(Problem statement)
Reproduce the listing exactly and skip over any pictures.

(Information supplied)
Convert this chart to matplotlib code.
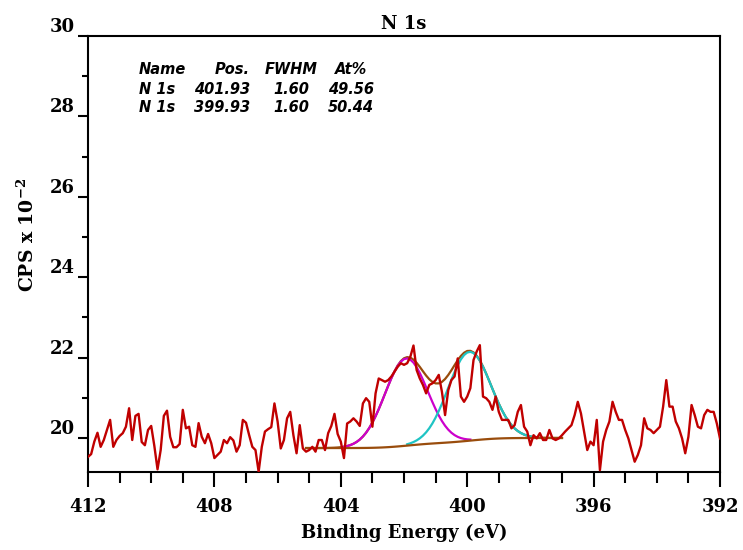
import matplotlib
matplotlib.use("Agg")
import matplotlib.pyplot as plt
from matplotlib.ticker import MultipleLocator
import numpy as np

# binding energy grid of the scan (eV), 0.1 eV step
energy = np.round(np.arange(412.0, 391.95, -0.1), 2)

counts = [
    19.53, 19.60, 19.91, 20.13, 19.78, 19.95, 20.20, 20.45, 19.78, 19.95,
    20.05, 20.12, 20.28, 20.74, 19.95, 20.55, 20.60, 19.90, 19.82, 20.20,
    20.30, 19.80, 19.22, 19.70, 20.55, 20.68, 20.03, 19.77, 19.77, 19.85,
    20.70, 20.24, 20.28, 19.82, 19.78, 20.37, 20.03, 19.87, 20.10, 19.87,
    19.50, 19.58, 19.66, 19.95, 19.87, 20.02, 19.94, 19.66, 19.82, 20.45,
    20.38, 20.07, 19.78, 19.70, 19.16, 19.78, 20.16, 20.22, 20.27, 20.86,
    20.41, 19.74, 19.95, 20.49, 20.65, 20.07, 19.62, 20.32, 19.74, 19.66,
    19.70, 19.78, 19.66, 19.95, 19.95, 19.70, 20.12, 20.30, 20.60, 20.10,
    19.91, 19.50, 20.36, 20.41, 20.49, 20.41, 20.30, 20.86, 20.99, 20.90,
    20.28, 21.11, 21.48, 21.44, 21.40, 21.44, 21.53, 21.65, 21.77, 21.86,
    21.82, 21.86, 22.02, 22.30, 21.69, 21.48, 21.32, 21.11, 21.32, 21.36,
    21.44, 21.57, 21.15, 20.57, 21.19, 21.44, 21.53, 21.98, 21.03, 20.90,
    21.03, 21.24, 21.94, 22.15, 22.31, 21.03, 20.99, 20.90, 20.70, 21.03,
    20.65, 20.45, 20.45, 20.45, 20.24, 20.32, 20.65, 20.82, 20.28, 20.16,
    19.82, 20.07, 19.99, 20.12, 19.95, 19.95, 20.20, 19.99, 19.95, 19.99,
    20.07, 20.16, 20.24, 20.32, 20.57, 20.90, 20.61, 20.16, 19.70, 19.91,
    19.82, 20.45, 19.20, 19.91, 20.20, 20.41, 20.90, 20.65, 20.45, 20.45,
    20.20, 19.99, 19.70, 19.41, 19.58, 19.82, 20.49, 20.24, 20.20, 20.12,
    20.20, 20.28, 20.78, 21.44, 20.78, 20.78, 20.41, 20.24, 19.99, 19.62,
    20.03, 20.82, 20.57, 20.28, 20.24, 20.57, 20.70, 20.65, 20.65, 20.36,
    19.99,
]

# fitted components (table in the plot)
comp_names = ["N 1s", "N 1s"]
comp_pos = [401.93, 399.93]
comp_fwhm = [1.60, 1.60]
comp_at = [49.56, 50.44]
comp_height = [2.17, 2.21]
comp_colors = ["#cc00cc", "#1fc4c4"]

# background end points (eV, value)
bg_range = [405.1, 397.0]
bg_ends = [19.75, 20.0]

data_color = "#c00000"
fit_color = "#994c0c"

serif = "DejaVu Serif"
plt.rcParams["mathtext.fontset"] = "custom"
plt.rcParams["mathtext.rm"] = "DejaVu Serif:bold"
plt.rcParams["mathtext.default"] = "rm"


def gauss(x, pos, fwhm, h):
    s = fwhm / (2 * np.sqrt(2 * np.log(2)))
    return h * np.exp(-((x - pos) ** 2) / (2 * s ** 2))


def main():
    y = np.array(counts)
    x = energy[: len(y)]

    # region of the fit and shirley-type background from the component areas
    sel = (x <= bg_range[0] + 1e-6) & (x >= bg_range[1] - 1e-6)
    xr = x[sel]
    peaks = [gauss(xr, p, w, h) for p, w, h in zip(comp_pos, comp_fwhm, comp_height)]
    total = peaks[0] + peaks[1]
    cum = np.cumsum(total[::-1])[::-1]
    frac = cum / cum[0]
    bg = bg_ends[1] + (bg_ends[0] - bg_ends[1]) * frac
    envelope = bg + total

    fig = plt.figure(figsize=(7.43, 5.5), dpi=100)
    ax = fig.add_axes([88 / 743, 1 - 472 / 550, 632 / 743, 436 / 550])

    ax.plot(xr, envelope, color=fit_color, lw=1.6, zorder=2)
    for pk, pos, col in zip(peaks, comp_pos, comp_colors):
        m = np.abs(xr - pos) <= 2.05
        ax.plot(xr[m], (bg + pk)[m], color=col, lw=1.6, zorder=3)
    ax.plot(xr, bg, color=fit_color, lw=1.6, zorder=4)
    ax.plot(x, y, color=data_color, lw=1.7, zorder=5)

    ax.set_xlim(412, 392)
    ax.set_ylim(19.154, 30)
    ax.xaxis.set_major_locator(MultipleLocator(4))
    ax.xaxis.set_minor_locator(MultipleLocator(1))
    ax.yaxis.set_major_locator(MultipleLocator(2))
    ax.yaxis.set_minor_locator(MultipleLocator(1))
    ax.tick_params(which="both", direction="out", width=1.5, colors="black")
    ax.tick_params(axis="x", which="major", length=11, pad=8)
    ax.tick_params(axis="x", which="minor", length=8)
    ax.tick_params(axis="y", which="major", length=7.5, pad=2)
    ax.tick_params(axis="y", which="minor", length=4.5)
    for s in ax.spines.values():
        s.set_linewidth(1.5)

    ax.set_xticks(np.arange(392, 413, 4))
    ax.set_xticklabels([str(v) for v in range(392, 413, 4)],
                       fontfamily=serif, fontweight="bold", fontsize=13)
    ax.set_yticks(np.arange(20, 31, 2))
    ax.set_yticklabels([str(v) for v in range(20, 31, 2)],
                       fontfamily=serif, fontweight="bold", fontsize=13)
    for lbl in ax.get_yticklabels():
        lbl.set_verticalalignment("bottom")

    ax.set_title("N 1s", fontfamily=serif, fontweight="bold", fontsize=13, pad=5)
    ax.set_xlabel("Binding Energy (eV)", fontfamily=serif, fontweight="bold",
                  fontsize=13, labelpad=5)
    fig.text(27 / 743, 1 - 235 / 550, "CPS x 10$^{-2}$", rotation=90,
             ha="center", va="center", fontfamily=serif, fontweight="bold",
             fontsize=13.5)

    # component table
    tk = dict(fontfamily="DejaVu Sans", fontweight="bold", style="oblique",
              fontsize=10.5, va="center")
    rows_y = [69, 89, 108]
    cols = [(139, "left"), (250, "right"), (291, "center"), (351, "center")]
    header = ["Name", "Pos.", "FWHM", "At%"]
    for (cx, ha), txt in zip(cols, header):
        fig.text(cx / 743, 1 - rows_y[0] / 550, txt, ha=ha, **tk)
    for r, (nm, p, w, a) in enumerate(zip(comp_names, comp_pos, comp_fwhm, comp_at)):
        vals = [nm, f"{p:.2f}", f"{w:.2f}", f"{a:.2f}"]
        for (cx, ha), txt in zip(cols, vals):
            fig.text(cx / 743, 1 - rows_y[r + 1] / 550, txt, ha=ha, **tk)

    fig.savefig("out.png", dpi=100)


if __name__ == "__main__":
    main()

(Answer to this problem)
Convert this chart to matplotlib code.
import matplotlib
matplotlib.use("Agg")
import matplotlib.pyplot as plt
from matplotlib.ticker import MultipleLocator
import numpy as np

# binding energy grid of the scan (eV), 0.1 eV step
energy = np.round(np.arange(412.0, 391.95, -0.1), 2)

counts = [
    19.53, 19.60, 19.91, 20.13, 19.78, 19.95, 20.20, 20.45, 19.78, 19.95,
    20.05, 20.12, 20.28, 20.74, 19.95, 20.55, 20.60, 19.90, 19.82, 20.20,
    20.30, 19.80, 19.22, 19.70, 20.55, 20.68, 20.03, 19.77, 19.77, 19.85,
    20.70, 20.24, 20.28, 19.82, 19.78, 20.37, 20.03, 19.87, 20.10, 19.87,
    19.50, 19.58, 19.66, 19.95, 19.87, 20.02, 19.94, 19.66, 19.82, 20.45,
    20.38, 20.07, 19.78, 19.70, 19.16, 19.78, 20.16, 20.22, 20.27, 20.86,
    20.41, 19.74, 19.95, 20.49, 20.65, 20.07, 19.62, 20.32, 19.74, 19.66,
    19.70, 19.78, 19.66, 19.95, 19.95, 19.70, 20.12, 20.30, 20.60, 20.10,
    19.91, 19.50, 20.36, 20.41, 20.49, 20.41, 20.30, 20.86, 20.99, 20.90,
    20.28, 21.11, 21.48, 21.44, 21.40, 21.44, 21.53, 21.65, 21.77, 21.86,
    21.82, 21.86, 22.02, 22.30, 21.69, 21.48, 21.32, 21.11, 21.32, 21.36,
    21.44, 21.57, 21.15, 20.57, 21.19, 21.44, 21.53, 21.98, 21.03, 20.90,
    21.03, 21.24, 21.94, 22.15, 22.31, 21.03, 20.99, 20.90, 20.70, 21.03,
    20.65, 20.45, 20.45, 20.45, 20.24, 20.32, 20.65, 20.82, 20.28, 20.16,
    19.82, 20.07, 19.99, 20.12, 19.95, 19.95, 20.20, 19.99, 19.95, 19.99,
    20.07, 20.16, 20.24, 20.32, 20.57, 20.90, 20.61, 20.16, 19.70, 19.91,
    19.82, 20.45, 19.20, 19.91, 20.20, 20.41, 20.90, 20.65, 20.45, 20.45,
    20.20, 19.99, 19.70, 19.41, 19.58, 19.82, 20.49, 20.24, 20.20, 20.12,
    20.20, 20.28, 20.78, 21.44, 20.78, 20.78, 20.41, 20.24, 19.99, 19.62,
    20.03, 20.82, 20.57, 20.28, 20.24, 20.57, 20.70, 20.65, 20.65, 20.36,
    19.99,
]

# fitted components (table in the plot)
comp_names = ["N 1s", "N 1s"]
comp_pos = [401.93, 399.93]
comp_fwhm = [1.60, 1.60]
comp_at = [49.56, 50.44]
comp_height = [2.17, 2.21]
comp_colors = ["#cc00cc", "#1fc4c4"]

# background end points (eV, value)
bg_range = [405.1, 397.0]
bg_ends = [19.75, 20.0]

data_color = "#c00000"
fit_color = "#994c0c"

serif = "DejaVu Serif"
plt.rcParams["mathtext.fontset"] = "custom"
plt.rcParams["mathtext.rm"] = "DejaVu Serif:bold"
plt.rcParams["mathtext.default"] = "rm"


def gauss(x, pos, fwhm, h):
    s = fwhm / (2 * np.sqrt(2 * np.log(2)))
    return h * np.exp(-((x - pos) ** 2) / (2 * s ** 2))


def main():
    y = np.array(counts)
    x = energy[: len(y)]

    # region of the fit and shirley-type background from the component areas
    sel = (x <= bg_range[0] + 1e-6) & (x >= bg_range[1] - 1e-6)
    xr = x[sel]
    peaks = [gauss(xr, p, w, h) for p, w, h in zip(comp_pos, comp_fwhm, comp_height)]
    total = peaks[0] + peaks[1]
    cum = np.cumsum(total[::-1])[::-1]
    frac = cum / cum[0]
    bg = bg_ends[1] + (bg_ends[0] - bg_ends[1]) * frac
    envelope = bg + total

    fig = plt.figure(figsize=(7.43, 5.5), dpi=100)
    ax = fig.add_axes([88 / 743, 1 - 472 / 550, 632 / 743, 436 / 550])

    ax.plot(xr, envelope, color=fit_color, lw=1.6, zorder=2)
    for pk, pos, col in zip(peaks, comp_pos, comp_colors):
        m = np.abs(xr - pos) <= 2.05
        ax.plot(xr[m], (bg + pk)[m], color=col, lw=1.6, zorder=3)
    ax.plot(xr, bg, color=fit_color, lw=1.6, zorder=4)
    ax.plot(x, y, color=data_color, lw=1.7, zorder=5)

    ax.set_xlim(412, 392)
    ax.set_ylim(19.154, 30)
    ax.xaxis.set_major_locator(MultipleLocator(4))
    ax.xaxis.set_minor_locator(MultipleLocator(1))
    ax.yaxis.set_major_locator(MultipleLocator(2))
    ax.yaxis.set_minor_locator(MultipleLocator(1))
    ax.tick_params(which="both", direction="out", width=1.5, colors="black")
    ax.tick_params(axis="x", which="major", length=11, pad=8)
    ax.tick_params(axis="x", which="minor", length=8)
    ax.tick_params(axis="y", which="major", length=7.5, pad=2)
    ax.tick_params(axis="y", which="minor", length=4.5)
    for s in ax.spines.values():
        s.set_linewidth(1.5)

    ax.set_xticks(np.arange(392, 413, 4))
    ax.set_xticklabels([str(v) for v in range(392, 413, 4)],
                       fontfamily=serif, fontweight="bold", fontsize=13)
    ax.set_yticks(np.arange(20, 31, 2))
    ax.set_yticklabels([str(v) for v in range(20, 31, 2)],
                       fontfamily=serif, fontweight="bold", fontsize=13)
    for lbl in ax.get_yticklabels():
        lbl.set_verticalalignment("bottom")

    ax.set_title("N 1s", fontfamily=serif, fontweight="bold", fontsize=13, pad=5)
    ax.set_xlabel("Binding Energy (eV)", fontfamily=serif, fontweight="bold",
                  fontsize=13, labelpad=5)
    fig.text(27 / 743, 1 - 235 / 550, "CPS x 10$^{-2}$", rotation=90,
             ha="center", va="center", fontfamily=serif, fontweight="bold",
             fontsize=13.5)

    # component table
    tk = dict(fontfamily="DejaVu Sans", fontweight="bold", style="oblique",
              fontsize=10.5, va="center")
    rows_y = [69, 89, 108]
    cols = [(139, "left"), (250, "right"), (291, "center"), (351, "center")]
    header = ["Name", "Pos.", "FWHM", "At%"]
    for (cx, ha), txt in zip(cols, header):
        fig.text(cx / 743, 1 - rows_y[0] / 550, txt, ha=ha, **tk)
    for r, (nm, p, w, a) in enumerate(zip(comp_names, comp_pos, comp_fwhm, comp_at)):
        vals = [nm, f"{p:.2f}", f"{w:.2f}", f"{a:.2f}"]
        for (cx, ha), txt in zip(cols, vals):
            fig.text(cx / 743, 1 - rows_y[r + 1] / 550, txt, ha=ha, **tk)

    fig.savefig("out.png", dpi=100)


if __name__ == "__main__":
    main()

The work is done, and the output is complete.